• _PROBLEM REQUIREMENTS_:
Restate the entries word for word, omitting nothing.
==============================
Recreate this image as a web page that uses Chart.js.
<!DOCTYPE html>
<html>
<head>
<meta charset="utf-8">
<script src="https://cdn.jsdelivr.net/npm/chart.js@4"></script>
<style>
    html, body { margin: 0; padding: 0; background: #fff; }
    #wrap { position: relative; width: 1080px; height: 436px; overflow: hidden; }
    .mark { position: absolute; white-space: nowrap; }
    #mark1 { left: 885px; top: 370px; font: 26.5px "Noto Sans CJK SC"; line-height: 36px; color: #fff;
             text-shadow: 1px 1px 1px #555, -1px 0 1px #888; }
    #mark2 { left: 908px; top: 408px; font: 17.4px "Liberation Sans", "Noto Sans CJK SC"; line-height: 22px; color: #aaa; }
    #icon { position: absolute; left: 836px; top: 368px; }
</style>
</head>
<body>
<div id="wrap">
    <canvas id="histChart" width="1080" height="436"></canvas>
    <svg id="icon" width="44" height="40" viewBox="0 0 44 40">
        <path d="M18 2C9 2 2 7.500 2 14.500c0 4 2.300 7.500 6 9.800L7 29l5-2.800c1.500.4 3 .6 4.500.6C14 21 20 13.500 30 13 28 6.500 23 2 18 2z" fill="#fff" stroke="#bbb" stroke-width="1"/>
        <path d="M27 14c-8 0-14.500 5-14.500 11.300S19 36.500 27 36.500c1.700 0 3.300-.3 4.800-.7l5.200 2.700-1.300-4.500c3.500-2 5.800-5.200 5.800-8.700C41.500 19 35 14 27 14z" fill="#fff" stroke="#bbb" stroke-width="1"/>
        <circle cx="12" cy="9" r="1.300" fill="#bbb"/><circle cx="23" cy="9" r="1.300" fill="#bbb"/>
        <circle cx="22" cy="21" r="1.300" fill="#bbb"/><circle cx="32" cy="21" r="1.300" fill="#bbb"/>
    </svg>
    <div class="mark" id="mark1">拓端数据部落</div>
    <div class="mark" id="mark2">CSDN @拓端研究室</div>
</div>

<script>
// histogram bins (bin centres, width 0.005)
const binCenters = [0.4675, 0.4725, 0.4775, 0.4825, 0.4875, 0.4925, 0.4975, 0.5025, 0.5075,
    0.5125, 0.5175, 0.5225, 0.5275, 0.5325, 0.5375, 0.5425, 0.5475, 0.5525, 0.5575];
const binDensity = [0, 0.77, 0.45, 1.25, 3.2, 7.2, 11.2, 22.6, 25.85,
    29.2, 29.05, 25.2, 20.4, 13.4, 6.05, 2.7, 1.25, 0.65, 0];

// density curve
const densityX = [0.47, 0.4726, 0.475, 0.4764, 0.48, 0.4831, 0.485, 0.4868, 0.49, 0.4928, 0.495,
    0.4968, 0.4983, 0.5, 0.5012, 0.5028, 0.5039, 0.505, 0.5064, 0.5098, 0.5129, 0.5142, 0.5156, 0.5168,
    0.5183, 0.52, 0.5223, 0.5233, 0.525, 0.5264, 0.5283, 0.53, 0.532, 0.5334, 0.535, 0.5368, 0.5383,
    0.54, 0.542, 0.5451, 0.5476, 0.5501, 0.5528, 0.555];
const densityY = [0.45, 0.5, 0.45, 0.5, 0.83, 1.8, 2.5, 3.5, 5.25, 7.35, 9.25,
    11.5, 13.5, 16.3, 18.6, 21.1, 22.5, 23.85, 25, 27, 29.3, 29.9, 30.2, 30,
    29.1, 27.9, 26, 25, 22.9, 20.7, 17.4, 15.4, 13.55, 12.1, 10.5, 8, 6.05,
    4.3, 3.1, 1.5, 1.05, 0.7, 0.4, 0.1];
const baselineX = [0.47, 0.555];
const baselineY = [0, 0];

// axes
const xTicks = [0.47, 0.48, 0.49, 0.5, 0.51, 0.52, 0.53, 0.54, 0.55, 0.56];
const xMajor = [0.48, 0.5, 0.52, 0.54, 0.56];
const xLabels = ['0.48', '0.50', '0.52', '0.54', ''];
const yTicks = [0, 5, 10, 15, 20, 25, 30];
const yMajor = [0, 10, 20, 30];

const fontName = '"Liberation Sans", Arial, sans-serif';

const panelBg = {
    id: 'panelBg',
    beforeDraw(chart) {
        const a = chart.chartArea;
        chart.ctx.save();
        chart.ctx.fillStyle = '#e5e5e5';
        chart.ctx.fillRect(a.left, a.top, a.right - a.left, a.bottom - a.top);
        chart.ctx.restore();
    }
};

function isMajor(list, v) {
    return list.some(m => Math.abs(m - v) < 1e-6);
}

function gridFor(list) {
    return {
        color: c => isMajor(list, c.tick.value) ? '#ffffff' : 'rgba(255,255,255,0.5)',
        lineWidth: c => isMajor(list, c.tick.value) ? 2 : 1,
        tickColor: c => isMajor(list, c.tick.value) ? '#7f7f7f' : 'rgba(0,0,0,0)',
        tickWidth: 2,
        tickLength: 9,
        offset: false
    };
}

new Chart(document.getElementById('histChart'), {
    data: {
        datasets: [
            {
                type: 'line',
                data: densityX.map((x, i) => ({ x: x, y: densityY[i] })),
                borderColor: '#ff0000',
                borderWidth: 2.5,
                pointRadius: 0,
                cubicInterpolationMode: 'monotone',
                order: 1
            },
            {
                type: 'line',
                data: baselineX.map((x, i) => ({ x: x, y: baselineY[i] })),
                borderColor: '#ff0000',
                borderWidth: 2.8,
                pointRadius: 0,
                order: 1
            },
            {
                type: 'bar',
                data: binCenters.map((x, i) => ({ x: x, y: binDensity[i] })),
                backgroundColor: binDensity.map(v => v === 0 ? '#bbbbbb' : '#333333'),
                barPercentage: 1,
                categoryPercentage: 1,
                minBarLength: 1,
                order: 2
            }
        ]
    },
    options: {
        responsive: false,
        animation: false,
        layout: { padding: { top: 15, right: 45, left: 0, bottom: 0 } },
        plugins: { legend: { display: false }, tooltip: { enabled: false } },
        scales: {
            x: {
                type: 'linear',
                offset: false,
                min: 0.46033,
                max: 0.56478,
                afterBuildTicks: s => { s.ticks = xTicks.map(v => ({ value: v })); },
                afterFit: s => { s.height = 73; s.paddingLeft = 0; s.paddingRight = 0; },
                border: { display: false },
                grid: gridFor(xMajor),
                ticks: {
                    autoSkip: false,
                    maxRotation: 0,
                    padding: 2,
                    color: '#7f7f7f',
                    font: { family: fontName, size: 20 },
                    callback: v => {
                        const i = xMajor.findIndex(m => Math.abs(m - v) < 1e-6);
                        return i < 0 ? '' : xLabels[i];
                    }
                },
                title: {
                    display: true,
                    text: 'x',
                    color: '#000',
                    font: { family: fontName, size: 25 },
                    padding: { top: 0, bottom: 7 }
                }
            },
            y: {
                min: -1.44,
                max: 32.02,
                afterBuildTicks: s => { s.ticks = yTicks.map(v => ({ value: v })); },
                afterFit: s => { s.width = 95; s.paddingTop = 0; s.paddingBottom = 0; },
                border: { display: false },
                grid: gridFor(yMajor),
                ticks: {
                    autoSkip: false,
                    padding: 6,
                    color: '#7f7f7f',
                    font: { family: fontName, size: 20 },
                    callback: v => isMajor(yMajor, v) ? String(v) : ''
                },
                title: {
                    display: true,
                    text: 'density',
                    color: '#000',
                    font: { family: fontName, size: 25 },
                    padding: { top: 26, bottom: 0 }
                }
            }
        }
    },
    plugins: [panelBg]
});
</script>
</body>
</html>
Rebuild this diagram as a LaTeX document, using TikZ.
==============================
• _SOLUTION TO THIS EXERCISE_:
Recreate this image as a web page that uses Chart.js.
<!DOCTYPE html>
<html>
<head>
<meta charset="utf-8">
<script src="https://cdn.jsdelivr.net/npm/chart.js@4"></script>
<style>
    html, body { margin: 0; padding: 0; background: #fff; }
    #wrap { position: relative; width: 1080px; height: 436px; overflow: hidden; }
    .mark { position: absolute; white-space: nowrap; }
    #mark1 { left: 885px; top: 370px; font: 26.5px "Noto Sans CJK SC"; line-height: 36px; color: #fff;
             text-shadow: 1px 1px 1px #555, -1px 0 1px #888; }
    #mark2 { left: 908px; top: 408px; font: 17.4px "Liberation Sans", "Noto Sans CJK SC"; line-height: 22px; color: #aaa; }
    #icon { position: absolute; left: 836px; top: 368px; }
</style>
</head>
<body>
<div id="wrap">
    <canvas id="histChart" width="1080" height="436"></canvas>
    <svg id="icon" width="44" height="40" viewBox="0 0 44 40">
        <path d="M18 2C9 2 2 7.500 2 14.500c0 4 2.300 7.500 6 9.800L7 29l5-2.800c1.500.4 3 .6 4.500.6C14 21 20 13.500 30 13 28 6.500 23 2 18 2z" fill="#fff" stroke="#bbb" stroke-width="1"/>
        <path d="M27 14c-8 0-14.500 5-14.500 11.300S19 36.500 27 36.500c1.700 0 3.300-.3 4.800-.7l5.200 2.700-1.300-4.500c3.500-2 5.800-5.200 5.800-8.700C41.500 19 35 14 27 14z" fill="#fff" stroke="#bbb" stroke-width="1"/>
        <circle cx="12" cy="9" r="1.300" fill="#bbb"/><circle cx="23" cy="9" r="1.300" fill="#bbb"/>
        <circle cx="22" cy="21" r="1.300" fill="#bbb"/><circle cx="32" cy="21" r="1.300" fill="#bbb"/>
    </svg>
    <div class="mark" id="mark1">拓端数据部落</div>
    <div class="mark" id="mark2">CSDN @拓端研究室</div>
</div>

<script>
// histogram bins (bin centres, width 0.005)
const binCenters = [0.4675, 0.4725, 0.4775, 0.4825, 0.4875, 0.4925, 0.4975, 0.5025, 0.5075,
    0.5125, 0.5175, 0.5225, 0.5275, 0.5325, 0.5375, 0.5425, 0.5475, 0.5525, 0.5575];
const binDensity = [0, 0.77, 0.45, 1.25, 3.2, 7.2, 11.2, 22.6, 25.85,
    29.2, 29.05, 25.2, 20.4, 13.4, 6.05, 2.7, 1.25, 0.65, 0];

// density curve
const densityX = [0.47, 0.4726, 0.475, 0.4764, 0.48, 0.4831, 0.485, 0.4868, 0.49, 0.4928, 0.495,
    0.4968, 0.4983, 0.5, 0.5012, 0.5028, 0.5039, 0.505, 0.5064, 0.5098, 0.5129, 0.5142, 0.5156, 0.5168,
    0.5183, 0.52, 0.5223, 0.5233, 0.525, 0.5264, 0.5283, 0.53, 0.532, 0.5334, 0.535, 0.5368, 0.5383,
    0.54, 0.542, 0.5451, 0.5476, 0.5501, 0.5528, 0.555];
const densityY = [0.45, 0.5, 0.45, 0.5, 0.83, 1.8, 2.5, 3.5, 5.25, 7.35, 9.25,
    11.5, 13.5, 16.3, 18.6, 21.1, 22.5, 23.85, 25, 27, 29.3, 29.9, 30.2, 30,
    29.1, 27.9, 26, 25, 22.9, 20.7, 17.4, 15.4, 13.55, 12.1, 10.5, 8, 6.05,
    4.3, 3.1, 1.5, 1.05, 0.7, 0.4, 0.1];
const baselineX = [0.47, 0.555];
const baselineY = [0, 0];

// axes
const xTicks = [0.47, 0.48, 0.49, 0.5, 0.51, 0.52, 0.53, 0.54, 0.55, 0.56];
const xMajor = [0.48, 0.5, 0.52, 0.54, 0.56];
const xLabels = ['0.48', '0.50', '0.52', '0.54', ''];
const yTicks = [0, 5, 10, 15, 20, 25, 30];
const yMajor = [0, 10, 20, 30];

const fontName = '"Liberation Sans", Arial, sans-serif';

const panelBg = {
    id: 'panelBg',
    beforeDraw(chart) {
        const a = chart.chartArea;
        chart.ctx.save();
        chart.ctx.fillStyle = '#e5e5e5';
        chart.ctx.fillRect(a.left, a.top, a.right - a.left, a.bottom - a.top);
        chart.ctx.restore();
    }
};

function isMajor(list, v) {
    return list.some(m => Math.abs(m - v) < 1e-6);
}

function gridFor(list) {
    return {
        color: c => isMajor(list, c.tick.value) ? '#ffffff' : 'rgba(255,255,255,0.5)',
        lineWidth: c => isMajor(list, c.tick.value) ? 2 : 1,
        tickColor: c => isMajor(list, c.tick.value) ? '#7f7f7f' : 'rgba(0,0,0,0)',
        tickWidth: 2,
        tickLength: 9,
        offset: false
    };
}

new Chart(document.getElementById('histChart'), {
    data: {
        datasets: [
            {
                type: 'line',
                data: densityX.map((x, i) => ({ x: x, y: densityY[i] })),
                borderColor: '#ff0000',
                borderWidth: 2.5,
                pointRadius: 0,
                cubicInterpolationMode: 'monotone',
                order: 1
            },
            {
                type: 'line',
                data: baselineX.map((x, i) => ({ x: x, y: baselineY[i] })),
                borderColor: '#ff0000',
                borderWidth: 2.8,
                pointRadius: 0,
                order: 1
            },
            {
                type: 'bar',
                data: binCenters.map((x, i) => ({ x: x, y: binDensity[i] })),
                backgroundColor: binDensity.map(v => v === 0 ? '#bbbbbb' : '#333333'),
                barPercentage: 1,
                categoryPercentage: 1,
                minBarLength: 1,
                order: 2
            }
        ]
    },
    options: {
        responsive: false,
        animation: false,
        layout: { padding: { top: 15, right: 45, left: 0, bottom: 0 } },
        plugins: { legend: { display: false }, tooltip: { enabled: false } },
        scales: {
            x: {
                type: 'linear',
                offset: false,
                min: 0.46033,
                max: 0.56478,
                afterBuildTicks: s => { s.ticks = xTicks.map(v => ({ value: v })); },
                afterFit: s => { s.height = 73; s.paddingLeft = 0; s.paddingRight = 0; },
                border: { display: false },
                grid: gridFor(xMajor),
                ticks: {
                    autoSkip: false,
                    maxRotation: 0,
                    padding: 2,
                    color: '#7f7f7f',
                    font: { family: fontName, size: 20 },
                    callback: v => {
                        const i = xMajor.findIndex(m => Math.abs(m - v) < 1e-6);
                        return i < 0 ? '' : xLabels[i];
                    }
                },
                title: {
                    display: true,
                    text: 'x',
                    color: '#000',
                    font: { family: fontName, size: 25 },
                    padding: { top: 0, bottom: 7 }
                }
            },
            y: {
                min: -1.44,
                max: 32.02,
                afterBuildTicks: s => { s.ticks = yTicks.map(v => ({ value: v })); },
                afterFit: s => { s.width = 95; s.paddingTop = 0; s.paddingBottom = 0; },
                border: { display: false },
                grid: gridFor(yMajor),
                ticks: {
                    autoSkip: false,
                    padding: 6,
                    color: '#7f7f7f',
                    font: { family: fontName, size: 20 },
                    callback: v => isMajor(yMajor, v) ? String(v) : ''
                },
                title: {
                    display: true,
                    text: 'density',
                    color: '#000',
                    font: { family: fontName, size: 25 },
                    padding: { top: 26, bottom: 0 }
                }
            }
        }
    },
    plugins: [panelBg]
});
</script>
</body>
</html>
Rebuild this diagram as a LaTeX document, using TikZ.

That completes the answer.